What helpful advice would you give to others interested in going tiny? Take your time to find what works for you. Try to downsize for a weekend, and see how you feel about it. Get inspired by others, and find your own path and your own lifestyle. Trust yourself. There are no rules!
For those who are planning to build their tiny home: enjoy the process! Don’t rush through it, don’t overlook some boring job, take your time, ask questions, do enough research. You will never regret having spent too much time on insulation, plumbing or electrical, but the opposite is very true!
Take care of yourself and the people helping you in that process, spend some time away from the build once in a while. Take pictures to remember, and celebrate the small victories!
Feel free to contact us if you have questions about the build, lifestyle, or just to exchange with us.
What’s been the hardest thing about quarantine in a tiny home? We are way more dependent on city conveniences than it seems. For example, we shower at the gym, use wifi in cafes to work and connect with our friends and family back in France. The access to those simple conveniences is now gone. Trying to manage a stock of food to limit the trips is also challenging, as we have a tiny fridge and no extra space. We don’t have access to drinkable water, so the empty shelves in the stores give us some trouble.
What have you been doing to stay sane? We are lucky enough to be surrounded by nature. We go for walks, and try to embrace the new slow pace. We are also taking the time to set up a woodshop, and think about ways of creating our own jobs. It doesn’t always work, so we are open to suggestions!
What adjustments have you had to make to make your tiny house quarantine-friendly? This is a tough one! Our ‘new’ bus life is more time consuming and challenging than ever. Not much we can do about it, except embracing the situation. We are working on a better system for our outdoor shower though (first step: installing a curtain for more privacy… mostly from the deer in the field).
How does a tiny home make social distancing either more difficult or perhaps easier? When I read about other people’s experiences during their confinement, I realize that we have one advantage: we are used to being together all the time and not having any private space. So having to stay home and sharing everything with your spouse seems normal for us.

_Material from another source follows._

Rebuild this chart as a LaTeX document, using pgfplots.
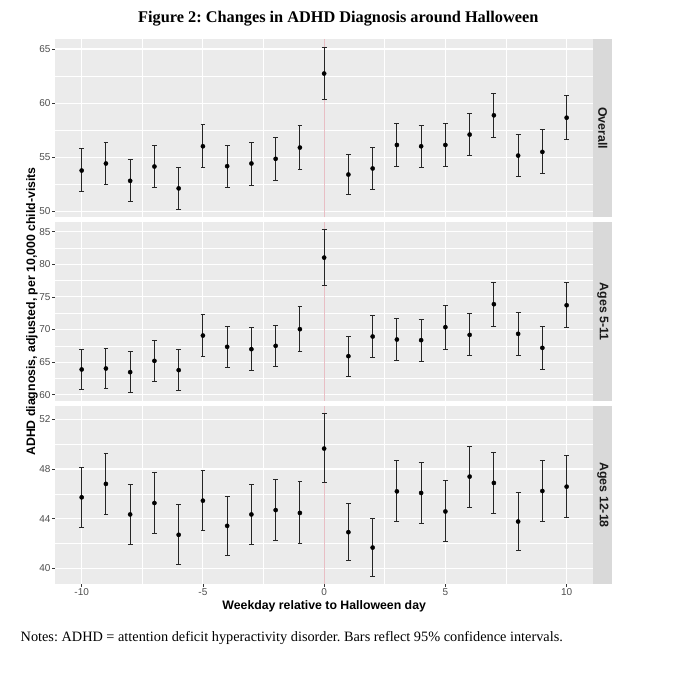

The difficult part: a tiny house is not built to stay in all day long, but to connect with others and be outside. We are in Canada, so the weather is not too friendly for now (still snowing last night). Also for two people in 11 square meters you have to be good at recovering from arguments!
What new things has quarantine in a tiny house let you do? I don’t think that it is specific to living in a tiny house, but being confined helped us re-evaluating our needs and focusing on what matters the most. We also found an unexpected great comfort from the skoolie and tiny house communities. This is the magical aspect of that pandemic: realizing we are all in this together, and seeing everyday help and support flowing. Let’s remember we are the fortunate ones, to be bored in our own house.